╭─ EXERCISE MATERIAL

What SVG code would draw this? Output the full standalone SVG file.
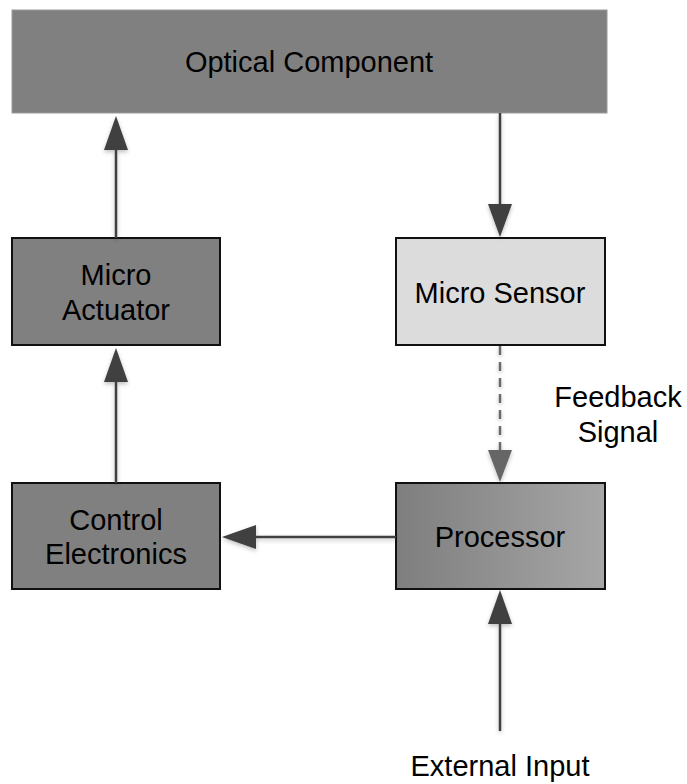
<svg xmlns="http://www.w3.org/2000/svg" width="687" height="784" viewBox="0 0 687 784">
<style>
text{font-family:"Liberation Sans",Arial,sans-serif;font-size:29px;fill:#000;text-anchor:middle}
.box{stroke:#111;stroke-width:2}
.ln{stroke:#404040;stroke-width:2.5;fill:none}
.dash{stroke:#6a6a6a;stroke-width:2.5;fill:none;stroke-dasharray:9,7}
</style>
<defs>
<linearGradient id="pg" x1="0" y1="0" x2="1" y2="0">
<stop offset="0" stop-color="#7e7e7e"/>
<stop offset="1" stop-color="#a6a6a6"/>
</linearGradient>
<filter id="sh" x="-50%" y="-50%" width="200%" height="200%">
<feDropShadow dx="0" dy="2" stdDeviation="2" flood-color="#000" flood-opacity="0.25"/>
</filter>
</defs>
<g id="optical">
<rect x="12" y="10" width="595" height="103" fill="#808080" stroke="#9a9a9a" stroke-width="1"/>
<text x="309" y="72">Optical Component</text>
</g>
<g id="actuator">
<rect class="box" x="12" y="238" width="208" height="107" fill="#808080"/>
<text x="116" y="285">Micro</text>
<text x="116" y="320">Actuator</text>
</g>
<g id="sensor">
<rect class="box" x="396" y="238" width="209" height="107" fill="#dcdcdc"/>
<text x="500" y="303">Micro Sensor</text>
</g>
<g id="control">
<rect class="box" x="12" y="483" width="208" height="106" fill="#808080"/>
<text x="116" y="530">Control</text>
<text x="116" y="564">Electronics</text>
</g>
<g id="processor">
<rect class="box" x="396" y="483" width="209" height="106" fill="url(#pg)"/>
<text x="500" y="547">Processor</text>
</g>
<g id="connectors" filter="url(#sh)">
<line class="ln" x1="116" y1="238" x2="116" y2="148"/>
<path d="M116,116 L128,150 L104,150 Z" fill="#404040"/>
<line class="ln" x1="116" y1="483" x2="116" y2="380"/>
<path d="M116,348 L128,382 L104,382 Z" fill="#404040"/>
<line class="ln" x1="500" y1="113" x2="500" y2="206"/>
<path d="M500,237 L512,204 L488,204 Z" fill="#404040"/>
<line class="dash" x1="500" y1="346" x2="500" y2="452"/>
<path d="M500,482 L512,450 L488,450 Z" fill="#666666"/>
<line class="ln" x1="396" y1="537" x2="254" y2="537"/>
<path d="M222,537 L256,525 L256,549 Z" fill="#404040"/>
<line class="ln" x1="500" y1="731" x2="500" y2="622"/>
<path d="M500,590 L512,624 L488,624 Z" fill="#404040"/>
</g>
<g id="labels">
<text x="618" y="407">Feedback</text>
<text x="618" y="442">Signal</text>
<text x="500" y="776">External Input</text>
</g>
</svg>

╰─
╭─ EXERCISE MATERIAL

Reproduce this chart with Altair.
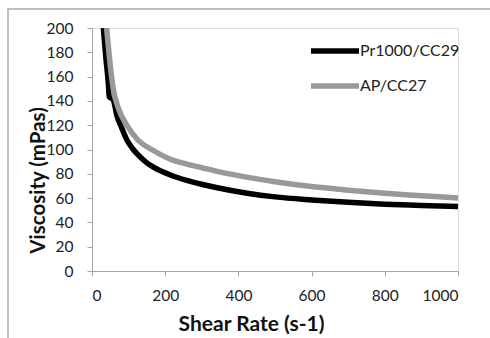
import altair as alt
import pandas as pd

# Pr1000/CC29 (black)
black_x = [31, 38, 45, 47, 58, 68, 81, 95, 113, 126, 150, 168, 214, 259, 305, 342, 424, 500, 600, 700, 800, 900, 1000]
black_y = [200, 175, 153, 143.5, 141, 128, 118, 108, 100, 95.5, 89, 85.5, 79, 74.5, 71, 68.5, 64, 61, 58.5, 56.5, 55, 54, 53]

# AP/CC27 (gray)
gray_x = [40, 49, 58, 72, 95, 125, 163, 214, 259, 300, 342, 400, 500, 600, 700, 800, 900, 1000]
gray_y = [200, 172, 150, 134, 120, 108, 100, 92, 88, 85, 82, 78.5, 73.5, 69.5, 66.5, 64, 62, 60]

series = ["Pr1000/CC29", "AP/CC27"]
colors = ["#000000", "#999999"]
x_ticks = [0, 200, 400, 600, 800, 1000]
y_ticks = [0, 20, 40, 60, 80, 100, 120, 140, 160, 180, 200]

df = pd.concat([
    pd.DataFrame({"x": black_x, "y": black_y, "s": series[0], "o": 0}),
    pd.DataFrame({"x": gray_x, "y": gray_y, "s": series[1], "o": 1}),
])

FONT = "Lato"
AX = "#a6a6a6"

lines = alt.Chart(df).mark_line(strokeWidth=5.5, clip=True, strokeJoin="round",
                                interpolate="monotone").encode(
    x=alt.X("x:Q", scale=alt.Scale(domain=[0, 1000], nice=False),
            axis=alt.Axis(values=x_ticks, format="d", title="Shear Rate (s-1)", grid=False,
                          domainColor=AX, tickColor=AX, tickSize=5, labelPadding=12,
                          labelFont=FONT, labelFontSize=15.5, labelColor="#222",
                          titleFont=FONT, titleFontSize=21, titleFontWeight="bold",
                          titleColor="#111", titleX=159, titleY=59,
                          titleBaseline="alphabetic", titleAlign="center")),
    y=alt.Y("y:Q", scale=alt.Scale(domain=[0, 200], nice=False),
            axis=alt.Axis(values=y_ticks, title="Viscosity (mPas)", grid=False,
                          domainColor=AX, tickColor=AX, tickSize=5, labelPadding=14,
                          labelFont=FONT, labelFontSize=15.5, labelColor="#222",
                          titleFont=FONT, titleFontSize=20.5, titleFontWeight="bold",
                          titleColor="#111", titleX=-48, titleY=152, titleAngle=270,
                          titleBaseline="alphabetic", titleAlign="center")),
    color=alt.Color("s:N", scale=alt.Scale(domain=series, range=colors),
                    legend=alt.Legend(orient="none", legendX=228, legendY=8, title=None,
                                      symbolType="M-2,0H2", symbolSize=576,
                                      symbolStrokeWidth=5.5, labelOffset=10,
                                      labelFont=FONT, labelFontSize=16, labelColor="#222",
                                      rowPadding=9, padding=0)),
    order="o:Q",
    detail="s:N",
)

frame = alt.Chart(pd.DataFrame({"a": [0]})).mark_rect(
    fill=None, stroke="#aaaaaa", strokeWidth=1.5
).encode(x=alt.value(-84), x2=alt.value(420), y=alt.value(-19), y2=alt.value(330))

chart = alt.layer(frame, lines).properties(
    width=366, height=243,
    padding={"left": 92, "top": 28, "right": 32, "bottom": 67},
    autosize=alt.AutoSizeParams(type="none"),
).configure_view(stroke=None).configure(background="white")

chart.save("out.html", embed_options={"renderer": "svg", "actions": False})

╰─

● **OBJECTIVE**
In the listing above, find the line containing "Reproduce this chart with Altair." and the line containing "64, 62, 60]". Reproduce those lines and all between them exactly, with no pictures and nothing more.

● **REPLY**
Reproduce this chart with Altair.
import altair as alt
import pandas as pd

# Pr1000/CC29 (black)
black_x = [31, 38, 45, 47, 58, 68, 81, 95, 113, 126, 150, 168, 214, 259, 305, 342, 424, 500, 600, 700, 800, 900, 1000]
black_y = [200, 175, 153, 143.5, 141, 128, 118, 108, 100, 95.5, 89, 85.5, 79, 74.5, 71, 68.5, 64, 61, 58.5, 56.5, 55, 54, 53]

# AP/CC27 (gray)
gray_x = [40, 49, 58, 72, 95, 125, 163, 214, 259, 300, 342, 400, 500, 600, 700, 800, 900, 1000]
gray_y = [200, 172, 150, 134, 120, 108, 100, 92, 88, 85, 82, 78.5, 73.5, 69.5, 66.5, 64, 62, 60]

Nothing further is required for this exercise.